**RAW RECORDS**
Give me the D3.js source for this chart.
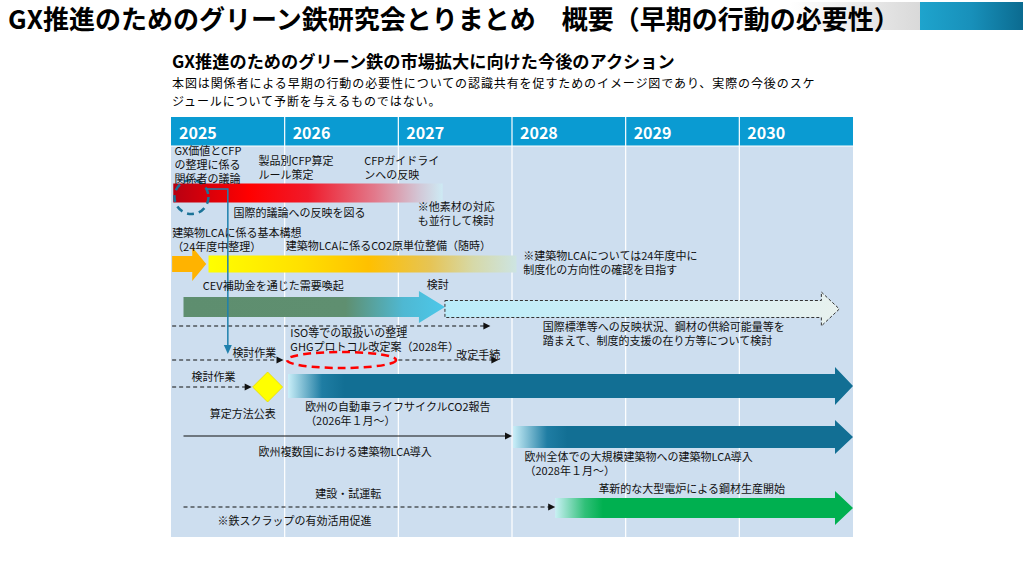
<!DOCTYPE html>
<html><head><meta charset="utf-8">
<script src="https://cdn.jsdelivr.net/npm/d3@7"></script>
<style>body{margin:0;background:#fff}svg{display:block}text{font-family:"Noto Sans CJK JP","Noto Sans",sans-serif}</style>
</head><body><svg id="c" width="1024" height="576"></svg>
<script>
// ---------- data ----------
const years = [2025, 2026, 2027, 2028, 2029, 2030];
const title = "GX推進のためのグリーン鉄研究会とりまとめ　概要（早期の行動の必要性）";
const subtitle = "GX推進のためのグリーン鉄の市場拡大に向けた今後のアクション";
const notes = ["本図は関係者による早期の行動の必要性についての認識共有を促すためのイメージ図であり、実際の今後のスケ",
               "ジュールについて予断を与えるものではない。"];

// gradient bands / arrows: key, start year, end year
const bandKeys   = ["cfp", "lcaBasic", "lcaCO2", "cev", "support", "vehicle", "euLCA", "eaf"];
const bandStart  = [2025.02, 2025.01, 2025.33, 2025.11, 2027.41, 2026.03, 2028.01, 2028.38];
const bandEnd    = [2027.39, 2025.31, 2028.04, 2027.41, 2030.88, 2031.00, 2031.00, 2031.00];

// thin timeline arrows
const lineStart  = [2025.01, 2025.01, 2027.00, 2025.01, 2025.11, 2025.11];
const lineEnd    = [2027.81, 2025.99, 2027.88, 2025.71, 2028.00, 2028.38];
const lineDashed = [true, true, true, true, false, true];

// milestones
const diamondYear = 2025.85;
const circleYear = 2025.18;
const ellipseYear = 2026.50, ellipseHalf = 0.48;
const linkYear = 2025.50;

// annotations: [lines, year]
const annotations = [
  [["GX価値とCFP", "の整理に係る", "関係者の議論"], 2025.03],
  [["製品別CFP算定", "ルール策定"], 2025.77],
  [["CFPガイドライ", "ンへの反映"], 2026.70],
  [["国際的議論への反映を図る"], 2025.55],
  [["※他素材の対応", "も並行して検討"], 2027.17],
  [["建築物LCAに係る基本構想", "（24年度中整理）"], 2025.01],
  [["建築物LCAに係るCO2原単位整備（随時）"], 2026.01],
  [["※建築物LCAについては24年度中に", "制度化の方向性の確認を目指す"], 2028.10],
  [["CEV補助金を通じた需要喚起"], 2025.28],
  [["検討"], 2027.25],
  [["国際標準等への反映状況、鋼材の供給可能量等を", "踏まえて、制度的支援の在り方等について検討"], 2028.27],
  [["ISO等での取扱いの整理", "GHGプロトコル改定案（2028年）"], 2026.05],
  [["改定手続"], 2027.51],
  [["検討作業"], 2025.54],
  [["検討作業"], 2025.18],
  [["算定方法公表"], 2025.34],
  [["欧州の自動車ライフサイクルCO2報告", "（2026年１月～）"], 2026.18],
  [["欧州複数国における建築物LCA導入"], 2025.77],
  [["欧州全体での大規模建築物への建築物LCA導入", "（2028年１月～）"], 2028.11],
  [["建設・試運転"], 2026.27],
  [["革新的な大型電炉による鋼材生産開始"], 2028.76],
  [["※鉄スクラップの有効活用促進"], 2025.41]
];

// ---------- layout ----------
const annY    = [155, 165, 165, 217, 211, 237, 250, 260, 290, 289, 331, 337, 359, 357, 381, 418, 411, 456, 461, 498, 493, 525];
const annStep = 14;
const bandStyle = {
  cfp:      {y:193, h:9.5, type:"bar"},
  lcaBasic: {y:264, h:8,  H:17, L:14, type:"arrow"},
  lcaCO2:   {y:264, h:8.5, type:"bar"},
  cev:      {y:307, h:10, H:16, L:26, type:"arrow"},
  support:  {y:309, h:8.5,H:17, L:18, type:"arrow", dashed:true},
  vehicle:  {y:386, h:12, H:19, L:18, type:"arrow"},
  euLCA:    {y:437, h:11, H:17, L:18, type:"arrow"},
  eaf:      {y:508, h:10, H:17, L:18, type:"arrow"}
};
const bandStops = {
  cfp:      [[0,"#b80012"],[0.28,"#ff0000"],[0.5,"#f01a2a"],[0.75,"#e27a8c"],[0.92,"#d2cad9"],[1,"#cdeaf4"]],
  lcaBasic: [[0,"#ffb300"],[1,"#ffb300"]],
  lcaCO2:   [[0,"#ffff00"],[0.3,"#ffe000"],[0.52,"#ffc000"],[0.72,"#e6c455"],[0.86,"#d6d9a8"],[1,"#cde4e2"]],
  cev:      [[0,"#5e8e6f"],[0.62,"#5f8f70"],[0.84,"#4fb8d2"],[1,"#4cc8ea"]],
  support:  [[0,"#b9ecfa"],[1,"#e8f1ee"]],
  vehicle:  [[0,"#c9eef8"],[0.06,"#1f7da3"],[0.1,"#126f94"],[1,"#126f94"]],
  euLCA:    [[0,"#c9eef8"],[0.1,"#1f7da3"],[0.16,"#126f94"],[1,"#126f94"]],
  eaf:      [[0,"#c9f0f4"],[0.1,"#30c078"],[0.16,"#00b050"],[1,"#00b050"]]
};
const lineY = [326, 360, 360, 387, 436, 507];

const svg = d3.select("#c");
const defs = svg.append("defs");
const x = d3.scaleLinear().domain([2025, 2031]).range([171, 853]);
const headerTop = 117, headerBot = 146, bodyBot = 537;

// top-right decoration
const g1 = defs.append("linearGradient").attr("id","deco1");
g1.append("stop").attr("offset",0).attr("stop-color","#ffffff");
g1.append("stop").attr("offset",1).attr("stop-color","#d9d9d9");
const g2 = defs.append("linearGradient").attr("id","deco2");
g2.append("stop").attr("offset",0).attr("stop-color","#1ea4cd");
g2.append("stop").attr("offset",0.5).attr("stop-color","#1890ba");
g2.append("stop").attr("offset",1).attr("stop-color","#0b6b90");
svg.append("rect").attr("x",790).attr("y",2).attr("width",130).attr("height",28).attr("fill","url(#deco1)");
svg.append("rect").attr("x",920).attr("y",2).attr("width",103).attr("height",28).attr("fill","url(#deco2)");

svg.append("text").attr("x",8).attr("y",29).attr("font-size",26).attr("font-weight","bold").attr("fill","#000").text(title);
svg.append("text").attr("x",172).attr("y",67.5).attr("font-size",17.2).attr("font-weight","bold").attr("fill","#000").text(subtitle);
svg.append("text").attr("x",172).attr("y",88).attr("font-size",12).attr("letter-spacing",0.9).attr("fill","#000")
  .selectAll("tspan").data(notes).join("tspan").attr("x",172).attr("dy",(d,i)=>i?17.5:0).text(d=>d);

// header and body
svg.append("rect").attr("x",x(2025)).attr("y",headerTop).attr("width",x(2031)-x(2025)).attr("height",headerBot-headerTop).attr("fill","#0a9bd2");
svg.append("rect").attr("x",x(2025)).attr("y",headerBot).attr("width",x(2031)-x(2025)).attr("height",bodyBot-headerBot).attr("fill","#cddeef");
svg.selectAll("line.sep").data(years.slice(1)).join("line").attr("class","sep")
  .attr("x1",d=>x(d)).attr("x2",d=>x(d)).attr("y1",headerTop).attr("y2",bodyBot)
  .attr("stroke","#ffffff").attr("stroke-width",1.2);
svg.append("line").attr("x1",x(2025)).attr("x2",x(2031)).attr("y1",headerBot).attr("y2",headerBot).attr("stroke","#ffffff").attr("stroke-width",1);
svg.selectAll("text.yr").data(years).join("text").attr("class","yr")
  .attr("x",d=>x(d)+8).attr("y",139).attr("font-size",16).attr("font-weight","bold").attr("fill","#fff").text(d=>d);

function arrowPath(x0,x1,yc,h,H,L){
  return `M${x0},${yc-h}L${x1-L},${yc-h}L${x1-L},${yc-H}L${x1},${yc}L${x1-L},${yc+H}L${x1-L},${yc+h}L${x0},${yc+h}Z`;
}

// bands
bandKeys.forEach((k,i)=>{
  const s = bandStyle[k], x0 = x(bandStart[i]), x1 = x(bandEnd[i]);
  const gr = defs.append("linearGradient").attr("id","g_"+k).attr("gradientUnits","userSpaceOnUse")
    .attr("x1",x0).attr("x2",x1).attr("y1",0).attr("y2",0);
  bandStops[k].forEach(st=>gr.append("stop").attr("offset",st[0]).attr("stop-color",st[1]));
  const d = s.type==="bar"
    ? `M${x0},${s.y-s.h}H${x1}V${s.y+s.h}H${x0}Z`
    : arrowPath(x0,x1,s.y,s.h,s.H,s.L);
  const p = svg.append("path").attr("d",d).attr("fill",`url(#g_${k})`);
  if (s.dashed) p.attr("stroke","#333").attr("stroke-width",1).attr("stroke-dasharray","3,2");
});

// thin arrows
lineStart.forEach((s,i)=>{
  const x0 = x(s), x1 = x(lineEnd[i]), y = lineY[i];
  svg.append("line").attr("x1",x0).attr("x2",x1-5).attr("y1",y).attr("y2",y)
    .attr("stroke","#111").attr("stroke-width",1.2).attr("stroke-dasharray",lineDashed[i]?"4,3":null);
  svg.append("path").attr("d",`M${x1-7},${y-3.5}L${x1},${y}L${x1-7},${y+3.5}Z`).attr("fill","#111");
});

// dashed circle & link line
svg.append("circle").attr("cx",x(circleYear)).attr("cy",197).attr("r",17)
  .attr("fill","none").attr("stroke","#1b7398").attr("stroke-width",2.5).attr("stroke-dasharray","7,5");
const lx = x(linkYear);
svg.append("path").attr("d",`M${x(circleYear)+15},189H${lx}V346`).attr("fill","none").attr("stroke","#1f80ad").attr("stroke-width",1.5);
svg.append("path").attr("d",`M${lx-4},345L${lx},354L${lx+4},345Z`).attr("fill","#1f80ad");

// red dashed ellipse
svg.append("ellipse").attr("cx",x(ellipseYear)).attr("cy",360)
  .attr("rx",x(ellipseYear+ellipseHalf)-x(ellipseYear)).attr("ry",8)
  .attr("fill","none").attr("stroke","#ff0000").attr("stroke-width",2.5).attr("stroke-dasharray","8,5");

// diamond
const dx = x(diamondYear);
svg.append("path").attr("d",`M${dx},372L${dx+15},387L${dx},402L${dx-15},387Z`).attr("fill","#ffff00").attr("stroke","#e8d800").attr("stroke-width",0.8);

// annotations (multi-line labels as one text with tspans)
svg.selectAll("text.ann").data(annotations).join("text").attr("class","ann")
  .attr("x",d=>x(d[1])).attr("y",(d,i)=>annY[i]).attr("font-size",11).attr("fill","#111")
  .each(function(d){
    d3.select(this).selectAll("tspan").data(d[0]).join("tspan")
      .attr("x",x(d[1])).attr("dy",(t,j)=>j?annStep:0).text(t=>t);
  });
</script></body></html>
---
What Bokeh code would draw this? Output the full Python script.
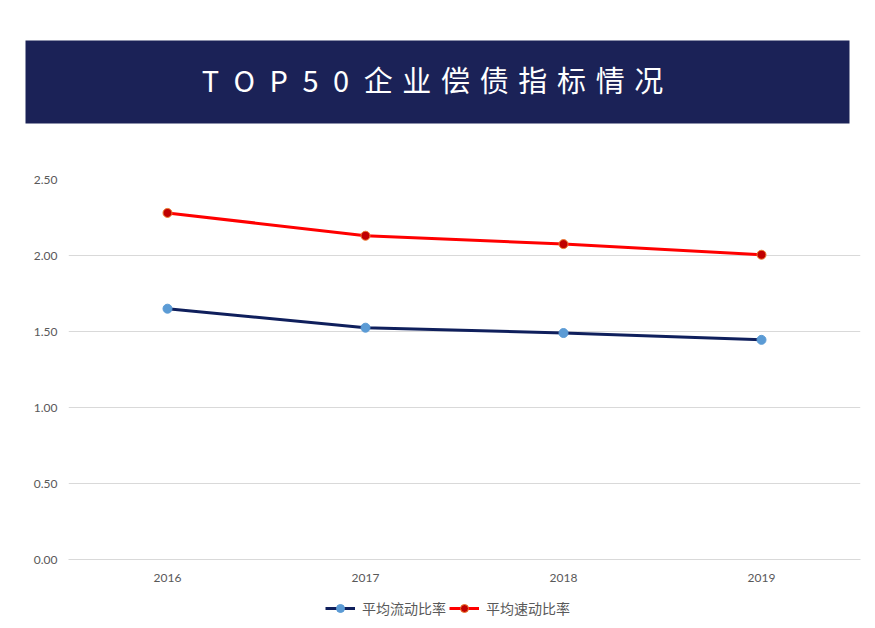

**TASK REQUIREMENTS**
Exactly reproduce the stretch that starts at the line containing "Give me the D3.js source for this chart." and ends at the line containing "const lineDashed = [true, true, true, true, false, true];", both ends included; leave any pictures out.

**RESPONSE**
Give me the D3.js source for this chart.
<!DOCTYPE html>
<html><head><meta charset="utf-8">
<script src="https://cdn.jsdelivr.net/npm/d3@7"></script>
<style>body{margin:0;background:#fff}svg{display:block}text{font-family:"Noto Sans CJK JP","Noto Sans",sans-serif}</style>
</head><body><svg id="c" width="1024" height="576"></svg>
<script>
// ---------- data ----------
const years = [2025, 2026, 2027, 2028, 2029, 2030];
const title = "GX推進のためのグリーン鉄研究会とりまとめ　概要（早期の行動の必要性）";
const subtitle = "GX推進のためのグリーン鉄の市場拡大に向けた今後のアクション";
const notes = ["本図は関係者による早期の行動の必要性についての認識共有を促すためのイメージ図であり、実際の今後のスケ",
               "ジュールについて予断を与えるものではない。"];

// gradient bands / arrows: key, start year, end year
const bandKeys   = ["cfp", "lcaBasic", "lcaCO2", "cev", "support", "vehicle", "euLCA", "eaf"];
const bandStart  = [2025.02, 2025.01, 2025.33, 2025.11, 2027.41, 2026.03, 2028.01, 2028.38];
const bandEnd    = [2027.39, 2025.31, 2028.04, 2027.41, 2030.88, 2031.00, 2031.00, 2031.00];

// thin timeline arrows
const lineStart  = [2025.01, 2025.01, 2027.00, 2025.01, 2025.11, 2025.11];
const lineEnd    = [2027.81, 2025.99, 2027.88, 2025.71, 2028.00, 2028.38];
const lineDashed = [true, true, true, true, false, true];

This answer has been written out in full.